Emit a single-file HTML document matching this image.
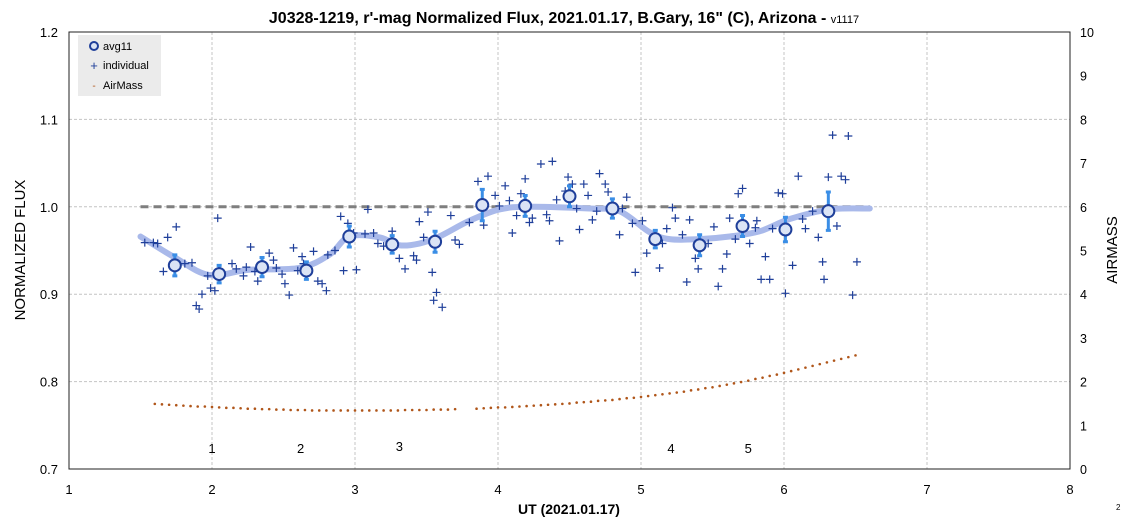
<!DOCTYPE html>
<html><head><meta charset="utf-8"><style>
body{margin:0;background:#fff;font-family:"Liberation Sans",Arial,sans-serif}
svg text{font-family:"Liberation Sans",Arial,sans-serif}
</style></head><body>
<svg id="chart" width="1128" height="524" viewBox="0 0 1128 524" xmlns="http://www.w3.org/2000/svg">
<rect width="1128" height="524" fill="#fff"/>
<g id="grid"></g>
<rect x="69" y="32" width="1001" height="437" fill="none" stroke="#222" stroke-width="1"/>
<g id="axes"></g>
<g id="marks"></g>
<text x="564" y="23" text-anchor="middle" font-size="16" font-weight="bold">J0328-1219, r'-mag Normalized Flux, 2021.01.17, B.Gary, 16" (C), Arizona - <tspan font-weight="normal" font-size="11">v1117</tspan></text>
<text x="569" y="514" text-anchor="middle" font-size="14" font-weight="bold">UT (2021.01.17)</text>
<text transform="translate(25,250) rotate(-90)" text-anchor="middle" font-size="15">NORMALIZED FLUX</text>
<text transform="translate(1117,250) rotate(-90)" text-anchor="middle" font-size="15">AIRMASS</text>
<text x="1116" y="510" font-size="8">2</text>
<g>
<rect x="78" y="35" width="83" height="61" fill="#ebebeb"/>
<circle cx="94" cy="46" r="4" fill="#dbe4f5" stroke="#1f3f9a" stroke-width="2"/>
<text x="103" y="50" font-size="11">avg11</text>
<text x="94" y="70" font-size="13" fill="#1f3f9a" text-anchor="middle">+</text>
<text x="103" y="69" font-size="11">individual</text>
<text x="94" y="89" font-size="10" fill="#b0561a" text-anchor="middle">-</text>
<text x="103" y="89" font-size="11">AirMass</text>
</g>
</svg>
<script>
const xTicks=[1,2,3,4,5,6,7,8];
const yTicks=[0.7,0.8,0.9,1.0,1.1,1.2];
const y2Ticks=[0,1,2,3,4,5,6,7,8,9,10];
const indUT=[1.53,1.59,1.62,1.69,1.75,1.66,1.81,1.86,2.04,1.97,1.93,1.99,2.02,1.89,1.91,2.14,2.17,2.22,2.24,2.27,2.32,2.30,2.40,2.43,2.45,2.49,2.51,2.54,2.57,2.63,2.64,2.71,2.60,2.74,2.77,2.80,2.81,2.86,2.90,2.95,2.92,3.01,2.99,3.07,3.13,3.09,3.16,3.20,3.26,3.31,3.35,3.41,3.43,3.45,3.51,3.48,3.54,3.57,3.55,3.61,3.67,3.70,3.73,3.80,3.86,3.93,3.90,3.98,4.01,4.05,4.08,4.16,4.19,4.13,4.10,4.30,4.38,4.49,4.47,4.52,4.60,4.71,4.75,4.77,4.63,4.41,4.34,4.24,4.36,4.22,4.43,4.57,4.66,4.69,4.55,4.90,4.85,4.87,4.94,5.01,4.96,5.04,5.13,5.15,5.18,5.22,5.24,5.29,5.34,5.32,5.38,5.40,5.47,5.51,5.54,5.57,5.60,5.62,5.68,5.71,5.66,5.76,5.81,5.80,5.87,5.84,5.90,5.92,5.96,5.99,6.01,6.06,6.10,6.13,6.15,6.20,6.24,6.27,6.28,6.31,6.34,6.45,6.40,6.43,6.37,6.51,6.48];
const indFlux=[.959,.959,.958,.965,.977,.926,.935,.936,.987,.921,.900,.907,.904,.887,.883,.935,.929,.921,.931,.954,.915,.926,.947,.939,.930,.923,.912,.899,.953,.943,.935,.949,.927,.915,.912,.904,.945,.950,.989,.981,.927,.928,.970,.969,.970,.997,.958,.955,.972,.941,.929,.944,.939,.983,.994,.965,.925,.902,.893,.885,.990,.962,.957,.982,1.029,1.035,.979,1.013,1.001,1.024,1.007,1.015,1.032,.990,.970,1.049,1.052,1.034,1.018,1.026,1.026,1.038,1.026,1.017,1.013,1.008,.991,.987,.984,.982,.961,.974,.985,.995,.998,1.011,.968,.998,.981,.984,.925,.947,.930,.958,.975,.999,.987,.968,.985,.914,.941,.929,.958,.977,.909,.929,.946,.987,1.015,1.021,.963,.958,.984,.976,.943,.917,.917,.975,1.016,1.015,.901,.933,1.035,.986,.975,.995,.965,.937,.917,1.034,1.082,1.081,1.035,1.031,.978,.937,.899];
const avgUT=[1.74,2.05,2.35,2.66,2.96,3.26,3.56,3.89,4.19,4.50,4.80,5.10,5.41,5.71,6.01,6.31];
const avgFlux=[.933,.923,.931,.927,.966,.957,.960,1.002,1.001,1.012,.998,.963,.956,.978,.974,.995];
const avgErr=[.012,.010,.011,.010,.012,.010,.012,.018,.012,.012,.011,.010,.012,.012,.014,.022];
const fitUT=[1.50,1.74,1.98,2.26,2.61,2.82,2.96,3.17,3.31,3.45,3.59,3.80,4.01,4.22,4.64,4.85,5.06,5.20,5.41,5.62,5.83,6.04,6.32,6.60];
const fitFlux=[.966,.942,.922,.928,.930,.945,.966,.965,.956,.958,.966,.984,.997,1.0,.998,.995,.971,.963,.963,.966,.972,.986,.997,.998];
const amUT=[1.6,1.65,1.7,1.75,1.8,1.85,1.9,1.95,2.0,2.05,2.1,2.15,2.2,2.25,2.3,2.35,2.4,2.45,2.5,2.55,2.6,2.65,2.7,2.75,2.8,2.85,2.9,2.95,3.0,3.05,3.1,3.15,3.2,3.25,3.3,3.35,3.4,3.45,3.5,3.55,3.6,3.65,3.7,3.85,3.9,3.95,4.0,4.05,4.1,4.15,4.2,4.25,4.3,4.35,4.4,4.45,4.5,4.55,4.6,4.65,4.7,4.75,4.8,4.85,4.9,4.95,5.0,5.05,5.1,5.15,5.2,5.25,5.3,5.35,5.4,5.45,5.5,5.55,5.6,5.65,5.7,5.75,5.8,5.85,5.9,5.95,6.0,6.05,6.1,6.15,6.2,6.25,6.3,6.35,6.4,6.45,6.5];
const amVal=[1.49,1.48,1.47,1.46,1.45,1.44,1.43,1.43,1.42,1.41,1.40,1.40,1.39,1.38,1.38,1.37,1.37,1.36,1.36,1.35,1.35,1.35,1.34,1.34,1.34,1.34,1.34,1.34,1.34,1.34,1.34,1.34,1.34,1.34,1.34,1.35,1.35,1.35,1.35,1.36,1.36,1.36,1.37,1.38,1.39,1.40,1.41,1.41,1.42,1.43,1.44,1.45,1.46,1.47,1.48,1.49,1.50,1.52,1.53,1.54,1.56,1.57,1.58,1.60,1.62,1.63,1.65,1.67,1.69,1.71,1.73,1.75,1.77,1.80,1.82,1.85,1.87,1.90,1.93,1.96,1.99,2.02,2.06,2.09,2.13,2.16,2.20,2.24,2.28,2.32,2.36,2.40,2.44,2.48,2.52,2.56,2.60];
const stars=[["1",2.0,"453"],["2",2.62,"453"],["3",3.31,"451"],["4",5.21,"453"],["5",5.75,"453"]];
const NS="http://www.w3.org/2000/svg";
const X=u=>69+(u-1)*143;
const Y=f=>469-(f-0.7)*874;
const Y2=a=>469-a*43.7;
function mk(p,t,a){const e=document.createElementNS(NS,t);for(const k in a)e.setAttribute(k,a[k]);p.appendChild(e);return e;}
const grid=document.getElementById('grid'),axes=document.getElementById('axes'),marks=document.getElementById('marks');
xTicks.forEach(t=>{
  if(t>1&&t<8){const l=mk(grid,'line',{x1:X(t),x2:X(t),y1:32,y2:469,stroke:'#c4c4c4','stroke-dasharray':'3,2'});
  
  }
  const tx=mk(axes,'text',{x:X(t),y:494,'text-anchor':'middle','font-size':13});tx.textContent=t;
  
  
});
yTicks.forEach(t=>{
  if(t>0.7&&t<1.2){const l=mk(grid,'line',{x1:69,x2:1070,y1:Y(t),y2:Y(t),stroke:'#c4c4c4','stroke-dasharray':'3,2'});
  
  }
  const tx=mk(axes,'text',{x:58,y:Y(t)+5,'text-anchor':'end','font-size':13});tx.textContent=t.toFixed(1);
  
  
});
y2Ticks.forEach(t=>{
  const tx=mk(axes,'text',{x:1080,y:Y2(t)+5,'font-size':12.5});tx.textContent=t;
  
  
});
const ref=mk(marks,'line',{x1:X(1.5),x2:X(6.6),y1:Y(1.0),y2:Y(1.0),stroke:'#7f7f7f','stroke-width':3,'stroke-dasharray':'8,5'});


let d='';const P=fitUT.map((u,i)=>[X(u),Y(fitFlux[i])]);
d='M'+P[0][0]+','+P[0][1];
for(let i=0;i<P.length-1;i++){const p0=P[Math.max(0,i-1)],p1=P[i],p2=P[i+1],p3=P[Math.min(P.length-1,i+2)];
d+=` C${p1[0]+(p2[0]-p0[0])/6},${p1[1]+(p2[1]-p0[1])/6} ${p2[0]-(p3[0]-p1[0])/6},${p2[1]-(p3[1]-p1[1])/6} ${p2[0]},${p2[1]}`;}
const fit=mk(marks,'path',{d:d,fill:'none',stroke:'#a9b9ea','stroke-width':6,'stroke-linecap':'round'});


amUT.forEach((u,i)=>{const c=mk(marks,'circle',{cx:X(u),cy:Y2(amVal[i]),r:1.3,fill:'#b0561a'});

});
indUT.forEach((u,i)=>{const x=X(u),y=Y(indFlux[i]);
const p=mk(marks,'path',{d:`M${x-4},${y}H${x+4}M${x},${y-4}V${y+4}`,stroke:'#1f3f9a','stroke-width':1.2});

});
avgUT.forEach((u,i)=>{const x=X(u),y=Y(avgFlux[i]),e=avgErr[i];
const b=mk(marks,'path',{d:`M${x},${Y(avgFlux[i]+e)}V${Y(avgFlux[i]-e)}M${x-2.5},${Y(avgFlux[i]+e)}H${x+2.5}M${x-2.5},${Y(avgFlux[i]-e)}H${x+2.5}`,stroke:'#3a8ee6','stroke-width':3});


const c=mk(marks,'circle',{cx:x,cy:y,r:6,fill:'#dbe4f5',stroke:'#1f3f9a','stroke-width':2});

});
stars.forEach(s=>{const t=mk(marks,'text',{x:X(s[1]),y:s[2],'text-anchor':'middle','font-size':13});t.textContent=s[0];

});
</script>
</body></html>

Exercise prompt: Check each line above for the string "document", then copy the ones that have it.

Worked answer:
Emit a single-file HTML document matching this image.
function mk(p,t,a){const e=document.createElementNS(NS,t);for(const k in a)e.setAttribute(k,a[k]);p.appendChild(e);return e;}
const grid=document.getElementById('grid'),axes=document.getElementById('axes'),marks=document.getElementById('marks');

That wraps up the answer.